=== Input ===
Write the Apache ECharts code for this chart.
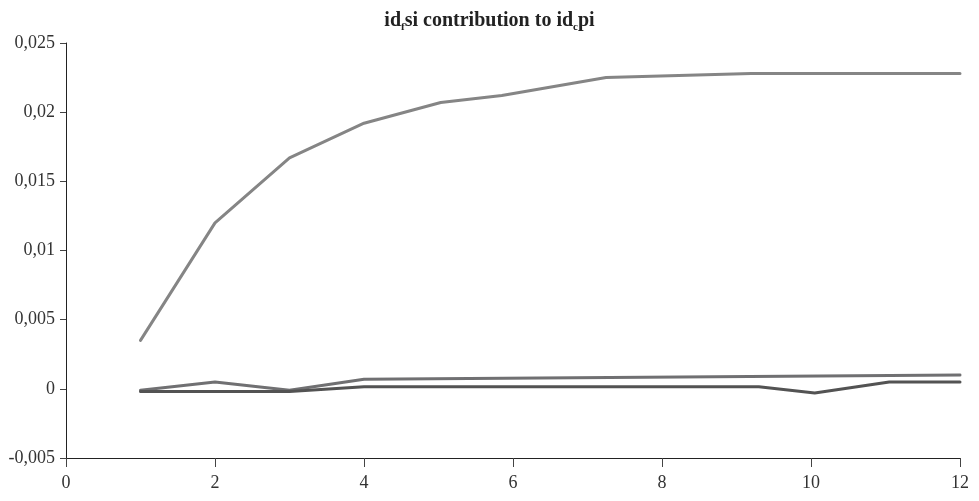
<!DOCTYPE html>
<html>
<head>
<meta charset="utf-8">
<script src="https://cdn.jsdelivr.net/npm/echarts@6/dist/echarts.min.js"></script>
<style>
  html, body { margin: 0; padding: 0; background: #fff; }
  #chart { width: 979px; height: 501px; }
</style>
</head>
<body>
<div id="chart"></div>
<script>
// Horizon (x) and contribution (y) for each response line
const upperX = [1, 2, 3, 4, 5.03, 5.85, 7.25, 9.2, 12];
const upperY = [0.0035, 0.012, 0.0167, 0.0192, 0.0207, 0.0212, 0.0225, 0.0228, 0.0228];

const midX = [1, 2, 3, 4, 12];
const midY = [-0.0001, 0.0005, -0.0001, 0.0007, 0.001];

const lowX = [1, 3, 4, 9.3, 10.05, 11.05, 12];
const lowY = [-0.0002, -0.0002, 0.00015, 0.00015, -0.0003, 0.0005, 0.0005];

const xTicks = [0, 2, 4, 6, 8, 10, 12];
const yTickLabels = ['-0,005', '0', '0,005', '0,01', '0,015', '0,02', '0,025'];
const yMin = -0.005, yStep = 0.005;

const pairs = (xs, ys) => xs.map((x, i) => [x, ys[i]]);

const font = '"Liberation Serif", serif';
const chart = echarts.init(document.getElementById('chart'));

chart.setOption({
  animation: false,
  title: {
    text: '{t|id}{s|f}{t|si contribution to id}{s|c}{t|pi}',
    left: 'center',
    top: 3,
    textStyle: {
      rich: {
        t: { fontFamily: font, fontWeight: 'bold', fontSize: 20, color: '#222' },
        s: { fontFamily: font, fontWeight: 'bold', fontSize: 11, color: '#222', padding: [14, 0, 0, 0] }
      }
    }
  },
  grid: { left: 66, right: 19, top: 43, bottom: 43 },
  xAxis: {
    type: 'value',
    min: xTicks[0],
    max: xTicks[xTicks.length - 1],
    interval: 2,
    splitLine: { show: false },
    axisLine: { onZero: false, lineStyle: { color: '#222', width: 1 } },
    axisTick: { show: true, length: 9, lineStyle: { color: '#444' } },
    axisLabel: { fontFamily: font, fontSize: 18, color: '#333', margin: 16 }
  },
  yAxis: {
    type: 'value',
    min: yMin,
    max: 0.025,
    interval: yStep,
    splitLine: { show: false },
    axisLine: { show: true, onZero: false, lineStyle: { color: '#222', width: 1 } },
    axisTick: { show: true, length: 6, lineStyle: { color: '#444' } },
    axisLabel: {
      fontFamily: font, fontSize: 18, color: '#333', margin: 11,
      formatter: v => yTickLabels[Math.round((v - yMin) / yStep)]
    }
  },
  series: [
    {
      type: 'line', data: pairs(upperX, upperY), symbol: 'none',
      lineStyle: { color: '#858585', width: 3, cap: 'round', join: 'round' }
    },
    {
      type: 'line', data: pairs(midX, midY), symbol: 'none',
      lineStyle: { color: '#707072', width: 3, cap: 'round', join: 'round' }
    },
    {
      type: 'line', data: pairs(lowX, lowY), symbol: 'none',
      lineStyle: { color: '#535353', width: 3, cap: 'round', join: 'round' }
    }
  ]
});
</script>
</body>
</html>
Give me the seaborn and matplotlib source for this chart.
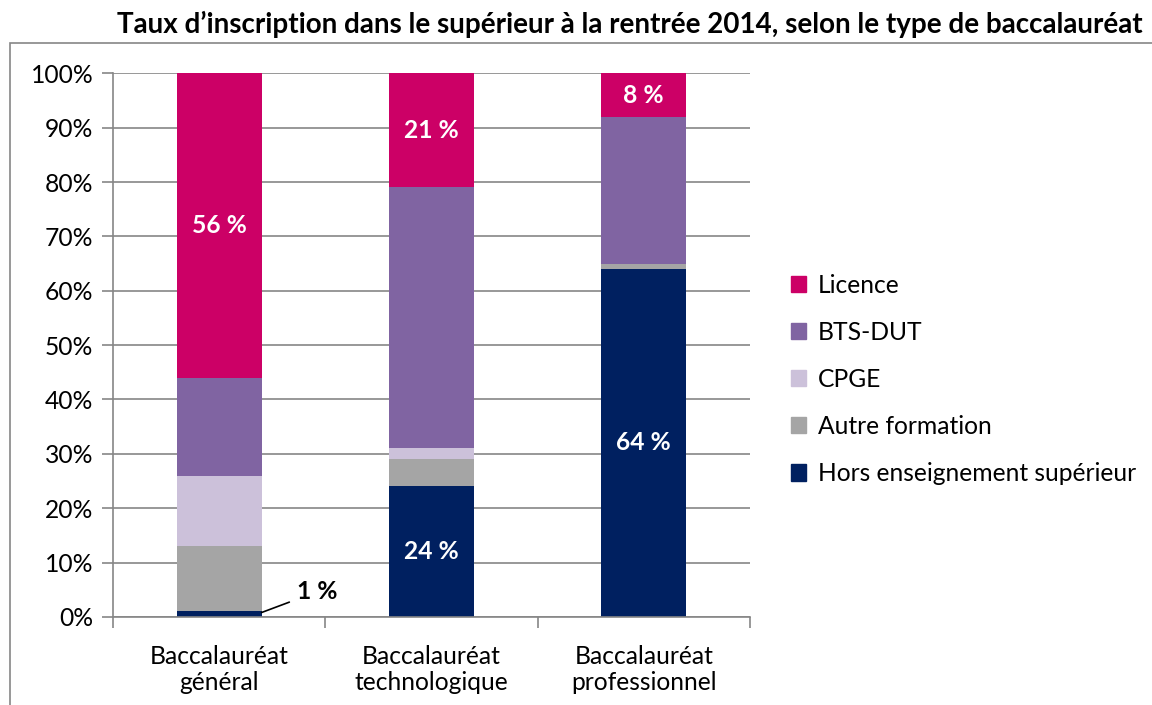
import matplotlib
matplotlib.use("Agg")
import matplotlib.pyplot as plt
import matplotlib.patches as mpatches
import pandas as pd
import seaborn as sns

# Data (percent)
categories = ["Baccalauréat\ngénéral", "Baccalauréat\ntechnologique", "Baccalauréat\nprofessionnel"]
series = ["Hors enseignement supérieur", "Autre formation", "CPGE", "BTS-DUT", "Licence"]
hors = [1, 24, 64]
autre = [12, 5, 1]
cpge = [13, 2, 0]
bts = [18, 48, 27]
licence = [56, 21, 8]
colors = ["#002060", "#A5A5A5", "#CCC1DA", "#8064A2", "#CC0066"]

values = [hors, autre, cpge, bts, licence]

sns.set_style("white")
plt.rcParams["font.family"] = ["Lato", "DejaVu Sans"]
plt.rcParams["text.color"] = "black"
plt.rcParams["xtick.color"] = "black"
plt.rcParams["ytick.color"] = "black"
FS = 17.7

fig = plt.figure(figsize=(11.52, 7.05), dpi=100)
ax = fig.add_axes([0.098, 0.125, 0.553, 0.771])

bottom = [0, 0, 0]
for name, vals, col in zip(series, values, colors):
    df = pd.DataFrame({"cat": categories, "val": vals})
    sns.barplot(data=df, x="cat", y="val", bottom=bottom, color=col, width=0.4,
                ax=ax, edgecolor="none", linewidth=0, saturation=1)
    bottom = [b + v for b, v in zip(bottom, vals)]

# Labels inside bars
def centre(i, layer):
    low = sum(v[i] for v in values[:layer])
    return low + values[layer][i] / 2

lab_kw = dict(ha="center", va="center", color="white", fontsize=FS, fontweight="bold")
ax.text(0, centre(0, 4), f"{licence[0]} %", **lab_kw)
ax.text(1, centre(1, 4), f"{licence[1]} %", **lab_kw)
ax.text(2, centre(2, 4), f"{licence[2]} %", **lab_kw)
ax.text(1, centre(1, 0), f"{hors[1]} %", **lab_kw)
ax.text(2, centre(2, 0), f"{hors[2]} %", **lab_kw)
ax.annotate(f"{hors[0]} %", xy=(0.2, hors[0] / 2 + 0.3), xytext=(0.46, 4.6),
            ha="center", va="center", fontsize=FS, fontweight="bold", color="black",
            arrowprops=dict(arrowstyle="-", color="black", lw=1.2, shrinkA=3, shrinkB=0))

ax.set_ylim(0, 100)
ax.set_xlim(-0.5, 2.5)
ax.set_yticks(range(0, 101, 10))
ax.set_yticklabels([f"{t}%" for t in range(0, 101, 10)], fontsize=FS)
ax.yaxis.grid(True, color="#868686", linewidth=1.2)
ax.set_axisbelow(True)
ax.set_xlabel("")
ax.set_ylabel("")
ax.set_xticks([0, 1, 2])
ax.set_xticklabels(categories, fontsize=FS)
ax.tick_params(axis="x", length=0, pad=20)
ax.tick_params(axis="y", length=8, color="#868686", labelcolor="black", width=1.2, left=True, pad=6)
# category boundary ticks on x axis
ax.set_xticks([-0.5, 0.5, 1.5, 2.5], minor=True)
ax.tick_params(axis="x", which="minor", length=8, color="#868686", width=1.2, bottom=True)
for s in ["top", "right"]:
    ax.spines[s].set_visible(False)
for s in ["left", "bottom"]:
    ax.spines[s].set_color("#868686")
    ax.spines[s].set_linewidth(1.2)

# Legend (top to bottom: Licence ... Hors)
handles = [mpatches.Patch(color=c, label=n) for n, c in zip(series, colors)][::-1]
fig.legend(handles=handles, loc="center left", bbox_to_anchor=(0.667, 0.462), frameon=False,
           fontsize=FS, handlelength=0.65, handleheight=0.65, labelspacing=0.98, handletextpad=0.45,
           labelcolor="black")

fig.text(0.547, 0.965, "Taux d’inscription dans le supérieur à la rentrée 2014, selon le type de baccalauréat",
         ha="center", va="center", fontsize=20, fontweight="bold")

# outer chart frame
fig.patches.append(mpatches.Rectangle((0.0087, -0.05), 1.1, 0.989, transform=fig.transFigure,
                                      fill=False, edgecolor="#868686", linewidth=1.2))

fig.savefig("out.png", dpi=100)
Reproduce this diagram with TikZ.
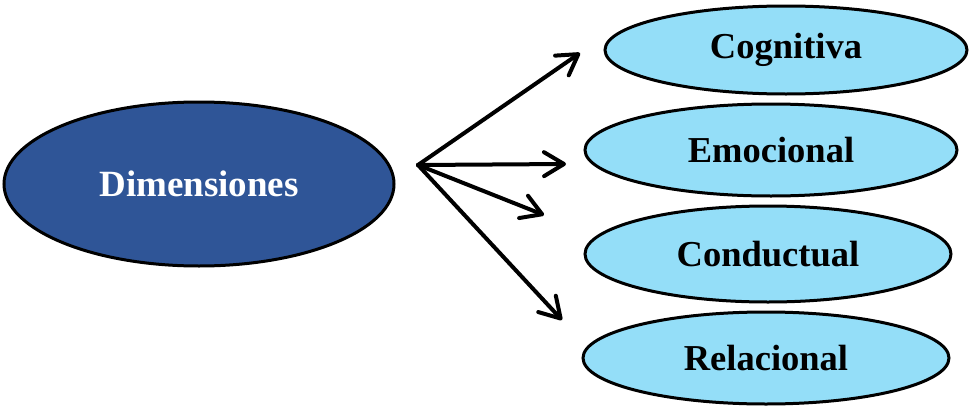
===
=== Input ===
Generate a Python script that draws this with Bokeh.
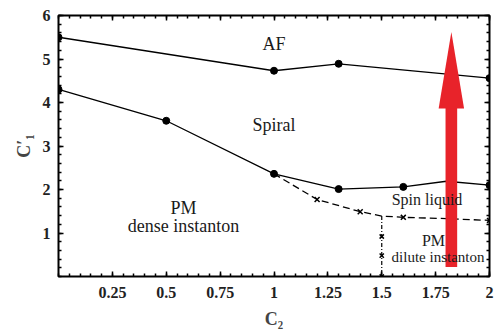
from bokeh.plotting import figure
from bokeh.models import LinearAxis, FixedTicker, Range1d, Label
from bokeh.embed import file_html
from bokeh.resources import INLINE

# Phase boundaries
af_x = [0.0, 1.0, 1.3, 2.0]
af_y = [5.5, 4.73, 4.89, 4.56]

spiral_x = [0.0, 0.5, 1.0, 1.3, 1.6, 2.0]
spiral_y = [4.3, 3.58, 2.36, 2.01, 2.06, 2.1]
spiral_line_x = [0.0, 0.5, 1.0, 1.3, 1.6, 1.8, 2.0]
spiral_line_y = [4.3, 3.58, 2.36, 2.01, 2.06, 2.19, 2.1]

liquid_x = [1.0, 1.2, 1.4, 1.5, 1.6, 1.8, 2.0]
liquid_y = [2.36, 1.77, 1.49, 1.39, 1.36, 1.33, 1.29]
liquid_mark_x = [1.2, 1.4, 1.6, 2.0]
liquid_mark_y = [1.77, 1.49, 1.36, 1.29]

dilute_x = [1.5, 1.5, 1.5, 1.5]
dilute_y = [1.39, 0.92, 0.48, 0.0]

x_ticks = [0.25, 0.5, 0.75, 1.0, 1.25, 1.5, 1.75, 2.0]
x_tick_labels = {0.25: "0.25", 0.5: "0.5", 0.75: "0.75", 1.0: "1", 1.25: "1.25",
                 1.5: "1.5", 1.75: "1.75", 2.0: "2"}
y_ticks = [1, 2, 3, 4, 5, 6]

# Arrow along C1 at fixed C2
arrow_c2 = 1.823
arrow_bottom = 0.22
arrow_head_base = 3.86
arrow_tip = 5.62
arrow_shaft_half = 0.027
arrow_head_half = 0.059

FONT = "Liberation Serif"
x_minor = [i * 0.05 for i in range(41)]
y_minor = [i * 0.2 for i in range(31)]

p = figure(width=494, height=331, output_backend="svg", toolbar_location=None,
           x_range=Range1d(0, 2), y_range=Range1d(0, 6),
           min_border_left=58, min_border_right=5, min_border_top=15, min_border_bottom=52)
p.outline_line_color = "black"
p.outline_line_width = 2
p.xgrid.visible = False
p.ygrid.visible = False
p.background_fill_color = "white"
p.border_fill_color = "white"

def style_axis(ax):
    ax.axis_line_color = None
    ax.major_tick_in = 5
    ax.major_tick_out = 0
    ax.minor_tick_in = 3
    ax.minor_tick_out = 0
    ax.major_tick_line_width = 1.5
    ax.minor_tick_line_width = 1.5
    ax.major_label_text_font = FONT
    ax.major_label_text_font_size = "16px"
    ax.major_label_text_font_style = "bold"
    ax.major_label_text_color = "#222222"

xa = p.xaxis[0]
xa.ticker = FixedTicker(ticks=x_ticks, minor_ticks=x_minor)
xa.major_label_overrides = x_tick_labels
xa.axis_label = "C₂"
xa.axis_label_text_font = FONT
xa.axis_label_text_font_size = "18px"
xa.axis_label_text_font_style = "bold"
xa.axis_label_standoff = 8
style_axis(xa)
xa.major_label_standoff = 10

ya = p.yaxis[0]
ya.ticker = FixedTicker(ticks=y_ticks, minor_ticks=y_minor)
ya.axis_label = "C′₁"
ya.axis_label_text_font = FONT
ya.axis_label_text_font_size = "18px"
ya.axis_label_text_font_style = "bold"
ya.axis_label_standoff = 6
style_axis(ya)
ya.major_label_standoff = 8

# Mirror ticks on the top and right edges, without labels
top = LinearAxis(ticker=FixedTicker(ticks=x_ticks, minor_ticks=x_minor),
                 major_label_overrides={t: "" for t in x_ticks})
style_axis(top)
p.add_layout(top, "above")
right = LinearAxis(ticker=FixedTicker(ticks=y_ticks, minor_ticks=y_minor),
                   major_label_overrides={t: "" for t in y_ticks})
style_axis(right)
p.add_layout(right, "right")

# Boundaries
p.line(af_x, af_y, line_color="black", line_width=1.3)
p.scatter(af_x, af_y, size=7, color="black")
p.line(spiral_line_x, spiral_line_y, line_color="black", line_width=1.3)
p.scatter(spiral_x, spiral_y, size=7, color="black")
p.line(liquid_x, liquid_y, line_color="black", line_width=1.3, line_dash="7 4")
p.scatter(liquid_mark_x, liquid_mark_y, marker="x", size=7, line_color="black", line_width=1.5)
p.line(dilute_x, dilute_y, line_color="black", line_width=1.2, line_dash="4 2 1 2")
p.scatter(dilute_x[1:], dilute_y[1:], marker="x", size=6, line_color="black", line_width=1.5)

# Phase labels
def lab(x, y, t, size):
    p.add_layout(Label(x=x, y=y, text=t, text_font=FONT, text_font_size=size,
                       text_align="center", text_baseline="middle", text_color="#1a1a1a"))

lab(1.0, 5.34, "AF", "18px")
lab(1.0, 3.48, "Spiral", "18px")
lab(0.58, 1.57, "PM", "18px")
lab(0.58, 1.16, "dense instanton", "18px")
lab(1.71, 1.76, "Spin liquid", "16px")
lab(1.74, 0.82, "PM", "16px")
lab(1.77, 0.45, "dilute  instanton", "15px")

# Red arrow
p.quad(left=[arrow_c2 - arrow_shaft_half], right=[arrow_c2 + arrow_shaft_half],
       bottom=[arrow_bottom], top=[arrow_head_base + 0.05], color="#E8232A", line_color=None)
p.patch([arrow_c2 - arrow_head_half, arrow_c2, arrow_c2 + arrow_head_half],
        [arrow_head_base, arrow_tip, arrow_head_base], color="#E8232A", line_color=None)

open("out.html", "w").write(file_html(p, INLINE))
===
Requirement:
Leave out the pictures and quote exactly the lines from the one where "Generate a Python" appears to the one where "spiral_line_y = [4.3, 3.58, 2.36, 2.01, 2.06, 2.19, 2.1]" appears, both ends counted.

Complete output:
Generate a Python script that draws this with Bokeh.
from bokeh.plotting import figure
from bokeh.models import LinearAxis, FixedTicker, Range1d, Label
from bokeh.embed import file_html
from bokeh.resources import INLINE

# Phase boundaries
af_x = [0.0, 1.0, 1.3, 2.0]
af_y = [5.5, 4.73, 4.89, 4.56]

spiral_x = [0.0, 0.5, 1.0, 1.3, 1.6, 2.0]
spiral_y = [4.3, 3.58, 2.36, 2.01, 2.06, 2.1]
spiral_line_x = [0.0, 0.5, 1.0, 1.3, 1.6, 1.8, 2.0]
spiral_line_y = [4.3, 3.58, 2.36, 2.01, 2.06, 2.19, 2.1]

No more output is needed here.